Health, Safety, and Access: The Less Glamorous Realities
Any honest look at sports in Baltimore has to include the parts that don’t make highlight reels.
Safety Around Games
Most big events at Camden Yards and M&T Bank Stadium are well-managed, with strong security and heavy police presence. The areas closest to the stadiums on game days are usually crowded and lively.
Still, residents use common-sense strategies:
- Parking in well-lit, staffed lots rather than isolated side streets when possible.
- Traveling in groups after night games.
- Being mindful of belongings on crowded Light Rail trains and bus stops.
Neighborhood pickup scenes and late-night games can be more variable, simply because they’re not as heavily staffed or monitored.
Cost and Economic Barriers
There’s a clear dividing line in many parts of sports in Baltimore:
- Pro game tickets, club fees, and travel tournaments can quickly outpace what many families in the city can afford.
- City-run programs and school teams provide lower-cost or free alternatives, but slots can be limited and facilities strained.
- Some nonprofits and community groups work hard to lower barriers—offering free equipment, transportation, or fee waivers—but coverage is patchy, not universal.
A lot of local advocates see youth sports as a tool for safety, mentorship, and opportunity.
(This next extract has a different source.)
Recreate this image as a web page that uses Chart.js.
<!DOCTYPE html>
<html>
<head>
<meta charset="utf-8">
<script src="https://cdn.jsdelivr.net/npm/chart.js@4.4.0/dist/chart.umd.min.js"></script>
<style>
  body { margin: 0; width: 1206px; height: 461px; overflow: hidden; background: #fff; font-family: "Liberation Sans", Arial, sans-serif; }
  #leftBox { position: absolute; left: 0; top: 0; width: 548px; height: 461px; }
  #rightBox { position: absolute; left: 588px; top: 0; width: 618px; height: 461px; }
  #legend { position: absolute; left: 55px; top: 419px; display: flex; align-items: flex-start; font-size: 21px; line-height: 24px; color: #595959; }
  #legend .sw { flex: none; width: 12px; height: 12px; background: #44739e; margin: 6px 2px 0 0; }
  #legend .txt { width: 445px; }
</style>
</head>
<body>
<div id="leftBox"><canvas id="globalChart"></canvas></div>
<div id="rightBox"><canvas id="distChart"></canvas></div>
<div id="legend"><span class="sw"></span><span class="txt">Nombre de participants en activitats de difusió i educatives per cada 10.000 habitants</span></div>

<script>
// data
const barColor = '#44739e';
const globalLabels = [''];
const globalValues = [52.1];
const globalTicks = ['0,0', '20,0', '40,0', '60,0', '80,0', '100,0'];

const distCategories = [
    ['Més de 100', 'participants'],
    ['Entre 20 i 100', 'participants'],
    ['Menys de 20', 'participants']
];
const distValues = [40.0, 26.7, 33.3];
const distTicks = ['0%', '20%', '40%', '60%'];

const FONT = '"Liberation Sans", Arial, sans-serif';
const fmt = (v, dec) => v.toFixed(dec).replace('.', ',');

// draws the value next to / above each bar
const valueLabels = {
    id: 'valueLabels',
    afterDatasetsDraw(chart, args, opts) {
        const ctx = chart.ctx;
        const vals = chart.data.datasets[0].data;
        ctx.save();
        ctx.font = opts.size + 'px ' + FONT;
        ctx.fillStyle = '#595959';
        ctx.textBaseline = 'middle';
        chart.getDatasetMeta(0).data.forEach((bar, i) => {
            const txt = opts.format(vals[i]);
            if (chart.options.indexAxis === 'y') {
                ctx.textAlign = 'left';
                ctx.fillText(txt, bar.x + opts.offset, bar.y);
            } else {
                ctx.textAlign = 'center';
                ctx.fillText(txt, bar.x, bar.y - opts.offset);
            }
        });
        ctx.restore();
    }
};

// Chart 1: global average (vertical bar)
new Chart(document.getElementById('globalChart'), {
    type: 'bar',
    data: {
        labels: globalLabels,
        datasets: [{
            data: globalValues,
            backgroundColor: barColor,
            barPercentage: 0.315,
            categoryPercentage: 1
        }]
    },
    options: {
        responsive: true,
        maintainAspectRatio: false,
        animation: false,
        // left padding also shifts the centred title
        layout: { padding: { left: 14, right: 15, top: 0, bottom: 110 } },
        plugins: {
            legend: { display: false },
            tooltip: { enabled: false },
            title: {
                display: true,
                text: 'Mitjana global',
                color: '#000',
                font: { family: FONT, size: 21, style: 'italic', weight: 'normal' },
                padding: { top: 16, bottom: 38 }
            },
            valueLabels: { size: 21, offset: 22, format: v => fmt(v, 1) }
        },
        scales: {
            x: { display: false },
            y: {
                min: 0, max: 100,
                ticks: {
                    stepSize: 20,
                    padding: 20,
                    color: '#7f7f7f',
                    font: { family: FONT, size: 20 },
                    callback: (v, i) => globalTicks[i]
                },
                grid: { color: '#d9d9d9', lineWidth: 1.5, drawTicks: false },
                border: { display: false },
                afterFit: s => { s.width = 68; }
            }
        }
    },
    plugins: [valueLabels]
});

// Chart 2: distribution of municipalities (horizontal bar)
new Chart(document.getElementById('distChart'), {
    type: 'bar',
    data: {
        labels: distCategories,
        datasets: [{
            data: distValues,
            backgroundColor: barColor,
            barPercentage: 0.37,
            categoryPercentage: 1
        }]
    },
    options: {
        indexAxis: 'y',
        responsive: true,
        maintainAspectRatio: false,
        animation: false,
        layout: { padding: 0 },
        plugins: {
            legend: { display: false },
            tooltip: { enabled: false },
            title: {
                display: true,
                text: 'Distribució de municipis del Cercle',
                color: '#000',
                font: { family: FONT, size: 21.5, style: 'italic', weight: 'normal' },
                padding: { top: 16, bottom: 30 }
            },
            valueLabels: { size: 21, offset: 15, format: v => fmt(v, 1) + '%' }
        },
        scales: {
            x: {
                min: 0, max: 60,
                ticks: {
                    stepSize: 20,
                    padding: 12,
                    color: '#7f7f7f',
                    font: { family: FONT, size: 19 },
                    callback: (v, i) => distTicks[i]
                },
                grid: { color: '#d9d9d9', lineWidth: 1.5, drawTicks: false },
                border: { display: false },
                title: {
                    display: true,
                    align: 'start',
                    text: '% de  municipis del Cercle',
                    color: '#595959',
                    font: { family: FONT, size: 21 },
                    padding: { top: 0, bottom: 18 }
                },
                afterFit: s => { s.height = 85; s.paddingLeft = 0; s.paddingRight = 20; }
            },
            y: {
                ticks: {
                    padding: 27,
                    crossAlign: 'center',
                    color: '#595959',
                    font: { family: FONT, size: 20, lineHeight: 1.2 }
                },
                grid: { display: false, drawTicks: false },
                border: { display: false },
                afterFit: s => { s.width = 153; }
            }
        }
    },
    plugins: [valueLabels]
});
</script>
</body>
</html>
But they also recognize that the kids who might benefit most are often the ones facing the highest barriers to consistent participation.
How to Plug Into Sports in Baltimore (Whether You’re New or Returning)
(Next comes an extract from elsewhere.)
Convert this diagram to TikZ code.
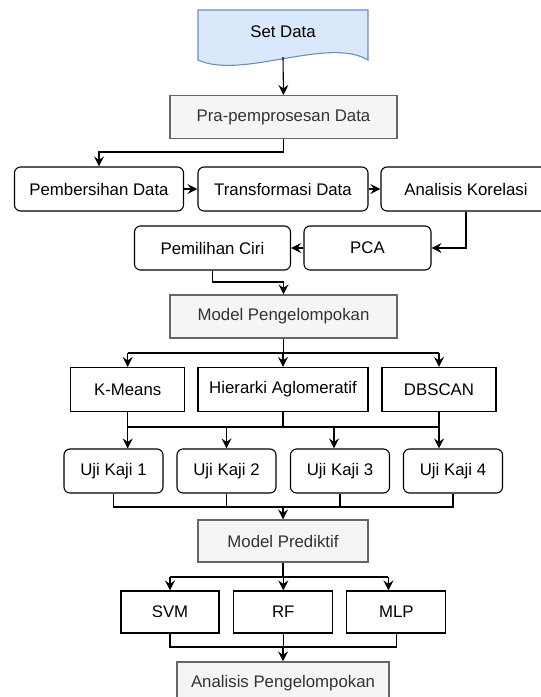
\documentclass[tikz,border=0pt]{standalone}
\usepackage{fontspec}
\setmainfont{Liberation Sans}
\usetikzlibrary{arrows.meta}
\definecolor{docfill}{HTML}{DAE8FC}
\definecolor{docline}{HTML}{6C8EBF}
\definecolor{grayfill}{HTML}{F5F5F5}
\definecolor{grayline}{HTML}{666666}
\definecolor{graytext}{HTML}{333333}

\begin{document}
\begin{tikzpicture}[x=1pt,y=-1pt,>={Stealth[length=10pt,width=10pt,inset=3.5pt]},
		line width=1.1pt,font=\fontsize{16.8}{20}\selectfont,
		stage/.style={rectangle,draw=grayline,fill=grayfill,text=graytext,minimum height=43pt,inner sep=0pt},
		soft/.style={rectangle,rounded corners=6pt,draw,minimum height=44pt,inner sep=0pt},
		hard/.style={rectangle,draw,minimum height=44pt,inner sep=0pt}]
		\useasboundingbox (0,0) rectangle (541,697);
		\clip (0,0) rectangle (541,697);
		% data masukan
		\path[draw=docline,fill=docfill] (198,10) -- (368,10) -- (368,60)
			.. controls (328,36) and (242,80) .. (198,60) -- cycle;
		\node (sd) at (283,32) {Set Data};
		\coordinate (sdb) at (283,57);
		% pra-pemprosesan
		\node[stage, minimum width=227pt] (pre) at (283.5,117) {Pra-pemprosesan Data};
		\node[soft, minimum width=169pt] (bersih) at (99,189) {Pembersihan Data};
		\node[soft, minimum width=170pt] (trans) at (283,189) {Transformasi Data};
		\node[soft, minimum width=170pt] (korel) at (466,189) {Analisis Korelasi};
		\node[soft, minimum width=127pt] (pca) at (367.5,248) {PCA};
		\node[soft, minimum width=156pt] (ciri) at (212.5,248) {Pemilihan Ciri};
		% pengelompokan
		\node[stage, minimum width=227pt] (kelompok) at (283.5,316.5) {Model Pengelompokan};
		\node[hard, minimum width=114pt] (kmeans) at (127.7,389.5) {K-Means};
		\node[hard, minimum width=170pt] (hier) at (283,389.5) {Hierarki Aglomeratif};
		\node[hard, minimum width=114pt] (dbscan) at (439,389.5) {DBSCAN};
		\node[soft, minimum width=99pt] (uji1) at (113.5,471) {Uji Kaji 1};
		\node[soft, minimum width=99pt] (uji2) at (226.5,471) {Uji Kaji 2};
		\node[soft, minimum width=99pt] (uji3) at (340,471) {Uji Kaji 3};
		\node[soft, minimum width=99pt] (uji4) at (453,471) {Uji Kaji 4};
		% prediktif
		\node[stage, minimum width=170pt, minimum height=42pt] (prediktif) at (283,541) {Model Prediktif};
		\node[hard, minimum width=98pt, minimum height=42pt] (svm) at (170,612) {SVM};
		\node[hard, minimum width=99pt, minimum height=42pt] (rf) at (283.3,612) {RF};
		\node[hard, minimum width=99pt, minimum height=42pt] (mlp) at (396.4,612) {MLP};
		\node[stage, minimum width=212pt, minimum height=42pt] (hasil) at (283,683) {Analisis Pengelompokan};
		% garis bas
		\coordinate (bas1) at (0,152);
		\coordinate (bas2) at (0,282);
		\coordinate (bas3) at (0,353);
		\coordinate (bas4) at (0,427);
		\coordinate (bas5) at (0,507);
		\coordinate (bas6) at (0,577);
		\coordinate (bas7) at (0,647);
		\path[->]
		(sdb) edge (pre.north)
		(bersih) edge (trans)
		(trans) edge (korel)
		(pca) edge (ciri);
		\draw[->] (pre.south) -- (pre.south |- bas1) -| (bersih.north);
		\draw[->] (korel.south) |- (pca.east);
		\draw[->] (ciri.south) |- (bas2 -| kelompok.north) -- (kelompok.north);
		\draw (kmeans.north |- bas3) -- (dbscan.north |- bas3);
		\draw (kelompok.south) -- (kelompok.south |- bas3);
		\path[->]
		(kmeans.north |- bas3) edge (kmeans.north)
		(hier.north |- bas3) edge (hier.north)
		(dbscan.north |- bas3) edge (dbscan.north);
		\draw (kmeans.south) |- (dbscan.south |- bas4) -- (dbscan.south);
		\draw (hier.south) -- (hier.south |- bas4);
		\path[->]
		(kmeans.south |- bas4) edge (kmeans.south |- uji1.north)
		(uji2.north |- bas4) edge (uji2.north)
		([xshift=-6pt]uji3.north |- bas4) edge ([xshift=-6pt]uji3.north)
		(dbscan.south |- bas4) edge (dbscan.south |- uji4.north);
		\draw (uji1.south) |- (uji4.south |- bas5) -- (uji4.south);
		\draw (uji2.south) -- (uji2.south |- bas5);
		\draw (uji3.south) -- (uji3.south |- bas5);
		\draw[->] (prediktif.north |- bas5) -- (prediktif.north);
		\draw (prediktif.south) -- (prediktif.south |- bas6);
		\draw (svm.north |- bas6) -- ([xshift=-8pt]mlp.north |- bas6);
		\path[->]
		(svm.north |- bas6) edge (svm.north)
		(rf.north |- bas6) edge (rf.north)
		([xshift=-8pt]mlp.north |- bas6) edge ([xshift=-8pt]mlp.north);
		\draw (svm.south) |- (mlp.south |- bas7) -- (mlp.south);
		\draw (rf.south) -- (rf.south |- bas7);
		\draw[->] (hasil.north |- bas7) -- (hasil.north);
\end{tikzpicture}
\end{document}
If your goal is to get involved—watching or playing—here’s a straightforward way to approach it.
Decide your priority: spectator or participant.
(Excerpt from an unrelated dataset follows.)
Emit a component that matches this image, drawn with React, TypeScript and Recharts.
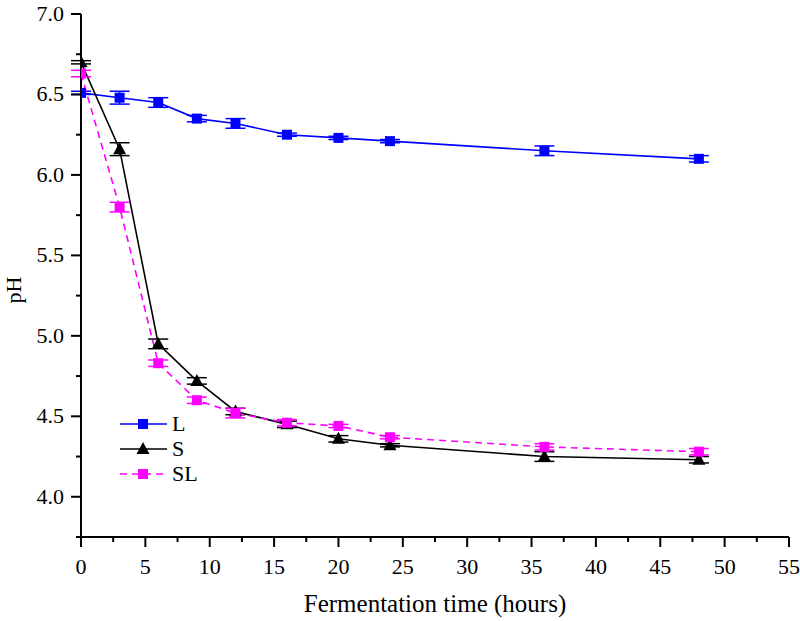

- For spectating, circle Ravens and Orioles schedules, plus Hopkins or Loyola lacrosse if you want a deeper local flavor.
- For playing, figure out if you prefer casual pickup, structured rec leagues, or something more competitive.
Pick your “home base” neighborhoods.
- Living or spending time near the Inner Harbor, Canton, or Federal Hill makes it easy to access stadiums and bar scenes.
- North Baltimore, Charles Village, and Hampden make college sports and running routes more convenient.
- East and West Baltimore neighborhoods often give closer access to specific rec centers and local leagues.
Use the parks and trails.
Start by walking, running, or biking in places like Patterson Park, Druid Hill, or along the Inner Harbor promenade. You’ll quickly pick up where games happen and when.Visit your closest rec center.
Even if you’re an adult, staff can usually tell you about local leagues, open gym times, or volunteer coaching needs. Families can get details on youth sign-ups that aren’t always obvious online.Be a consistent presence.
Showing up regularly to the same pickup game, running group, or bar for match days is how you stop feeling like a visitor and start feeling like part of the city’s sports fabric.
Sports in Baltimore are both big and small: sold-out Sundays in a downtown stadium and half-lit courts in neighborhoods far from the harbor. They’re shaped by money, tradition, geography, and the people who show up day after day with clipboards, whistles, and lawn chairs.
If you understand those layers—pro, college, rec, neighborhood—you understand a lot about Baltimore itself. And if you find your place in any one of them, you’re already part of what makes sports in Baltimore feel less like a product and more like a shared language.